UPDATED 00:11 EDT / SEPTEMBER 13 2017

APPS

Google’s power is again under fire as Yelp seeks help from FTC

Review site Yelp Inc. is hoping the U.S. Federal Trade Commission will take action against Google Inc. regarding its accusation that the search engine giant is violating a 2013 agreement not to scrape images from Yelp or other websites in its own search results.

In a letter to FTC Chair Maureen Ohlhausen, Yelp said that an internal investigation revealed that in a period of just one hour it found that Google had taken photos from Yelp’s servers almost 386,000 times for listings in Google Maps. This, says Yelp, contravenes the former agreement that Google would not “scrape” its images.

Yelp said it then searched for 150 businesses from Google’s map listings and found that 111 of them had a Yelp image as a lead image in the search result.

“Google should be held accountable and subject to remedies sufficient to ensure its anti-competitive conduct does not continue to harm competition and consumers,” Yelp Vice President of Global Public Policy Luther Lowe wrote in the letter obtained by Business Insider.

In a statement, Google said that it was unaware that this was happening. “If they’d have raised this concern with us, we would have immediately taken steps to look at the issue and update these results; as we’re doing now,” Google said in response.

According to the letter Yelp sent to the FTC, that’s not good enough. “The scale of this image content scraping suggests this is not an unintended glitch, but a systematic contravention of Google’s commitments to the FTC,” the company said.

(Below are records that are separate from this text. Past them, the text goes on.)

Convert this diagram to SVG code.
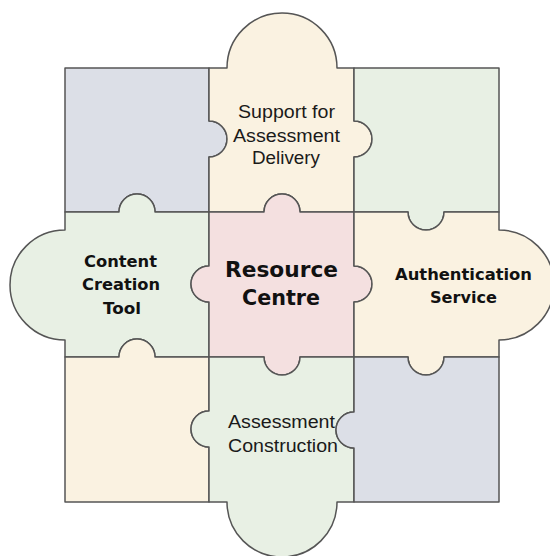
<svg xmlns="http://www.w3.org/2000/svg" width="550" height="556" viewBox="0 0 550 556">
<style>
.p{stroke:#555;stroke-width:1.5;stroke-linejoin:round}
.blue{fill:#dcdfe7}.cream{fill:#faf2e1}.green{fill:#e8f0e4}.pink{fill:#f4e0e0}
.n{font-family:"Liberation Sans",Arial,sans-serif;font-size:18px;fill:#1a1a1a;text-anchor:middle}
.b{font-family:"DejaVu Sans",Verdana,sans-serif;font-weight:bold;font-size:16px;fill:#111;text-anchor:middle}
.big{font-size:22px}
</style>
<rect width="550" height="556" fill="#fff"/>
<g id="blue-top-left"><path class="p blue" d="M65,68 H209 V121 A18,18 0 0 1 209,157 V212 H155 A18,18 0 0 0 119,212 H65 Z"/></g>
<g id="support-assessment-delivery"><path class="p cream" d="M209,68 H227 A55,55 0 0 1 337,68 H354 V121 A18,18 0 0 1 354,157 V212 H300 A18,18 0 0 0 264,212 H209 V157 A18,18 0 0 0 209,121 Z"/>
<text class="n" x="286.5" y="118" textLength="97" lengthAdjust="spacingAndGlyphs">Support for</text>
<text class="n" x="286.5" y="142" textLength="107" lengthAdjust="spacingAndGlyphs">Assessment</text>
<text class="n" x="286" y="164" textLength="68" lengthAdjust="spacingAndGlyphs">Delivery</text></g>
<g id="green-top-right"><path class="p green" d="M354,68 H499 V212 H444 A18,18 0 0 1 408,212 H354 V157 A18,18 0 0 0 354,121 Z"/></g>
<g id="content-creation-tool"><path class="p green" d="M65,212 H119 A18,18 0 0 1 155,212 H209 V266 A18,18 0 0 0 209,302 V357 H155 A18,18 0 0 0 119,357 H65 V340 A55,55 0 0 1 65,230 Z"/>
<text class="b" x="120.5" y="267" textLength="73" lengthAdjust="spacingAndGlyphs">Content</text>
<text class="b" x="121" y="290" textLength="78" lengthAdjust="spacingAndGlyphs">Creation</text>
<text class="b" x="122" y="314" textLength="38" lengthAdjust="spacingAndGlyphs">Tool</text></g>
<g id="resource-centre"><path class="p pink" d="M209,212 H264 A18,18 0 0 1 300,212 H354 V266 A18,18 0 0 1 354,302 V357 H300 A18,18 0 0 1 264,357 H209 V302 A18,18 0 0 1 209,266 Z"/>
<text class="b big" x="281.5" y="277" textLength="113" lengthAdjust="spacingAndGlyphs">Resource</text>
<text class="b big" x="281" y="305" textLength="78" lengthAdjust="spacingAndGlyphs">Centre</text></g>
<g id="authentication-service"><path class="p cream" d="M354,212 H408 A18,18 0 0 0 444,212 H499 V230 A55,55 0 0 1 499,340 V357 H444 A18,18 0 0 1 408,357 H354 V302 A18,18 0 0 0 354,266 Z"/>
<text class="b" x="463.5" y="280" textLength="137" lengthAdjust="spacingAndGlyphs">Authentication</text>
<text class="b" x="463.5" y="303" textLength="67" lengthAdjust="spacingAndGlyphs">Service</text></g>
<g id="cream-bottom-left"><path class="p cream" d="M65,357 H119 A18,18 0 0 1 155,357 H209 V411 A18,18 0 0 0 209,447 V502 H65 Z"/></g>
<g id="assessment-construction"><path class="p green" d="M209,357 H264 A18,18 0 0 0 300,357 H354 V412 A18,18 0 0 0 354,448 V502 H337 A55,55 0 0 1 227,502 H209 V447 A18,18 0 0 1 209,411 Z"/>
<text class="n" x="281.5" y="428" textLength="107" lengthAdjust="spacingAndGlyphs">Assessment</text>
<text class="n" x="283" y="452" textLength="110" lengthAdjust="spacingAndGlyphs">Construction</text></g>
<g id="blue-bottom-right"><path class="p blue" d="M354,357 H408 A18,18 0 0 0 444,357 H499 V502 H354 V448 A18,18 0 0 1 354,412 Z"/></g>
<g id="connectors"></g>
</svg>
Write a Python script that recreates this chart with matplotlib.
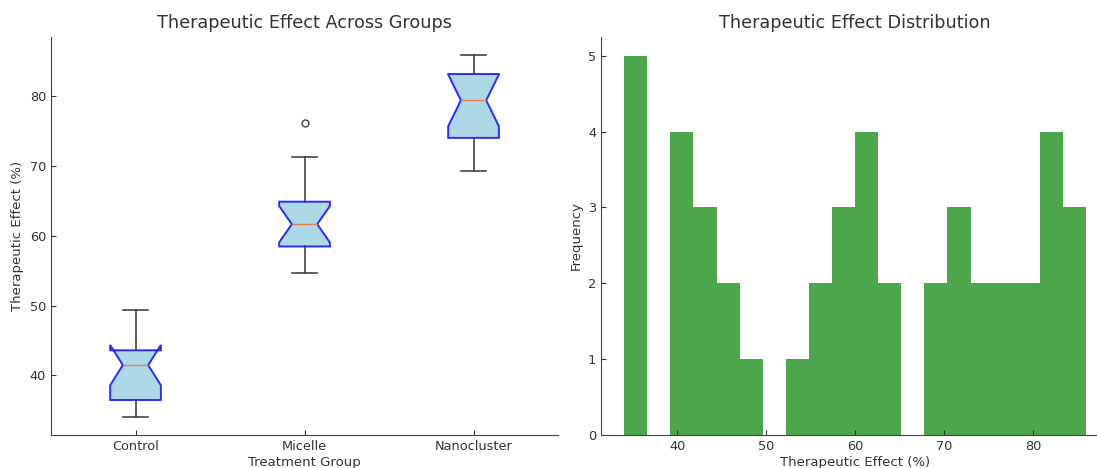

The complaint comes just after Google appealed a $2.9 billion fine from the European Commission for breaching antitrust rules. Although the EU seems to be getting tough on such monopolies, many critics feel the American government is not doing enough.

The issue became more sensitive late in August after an academic working at a Google-funded think tank was fired for applauding the EU fine, stating that it’s time for America to get tough on tech monopolies.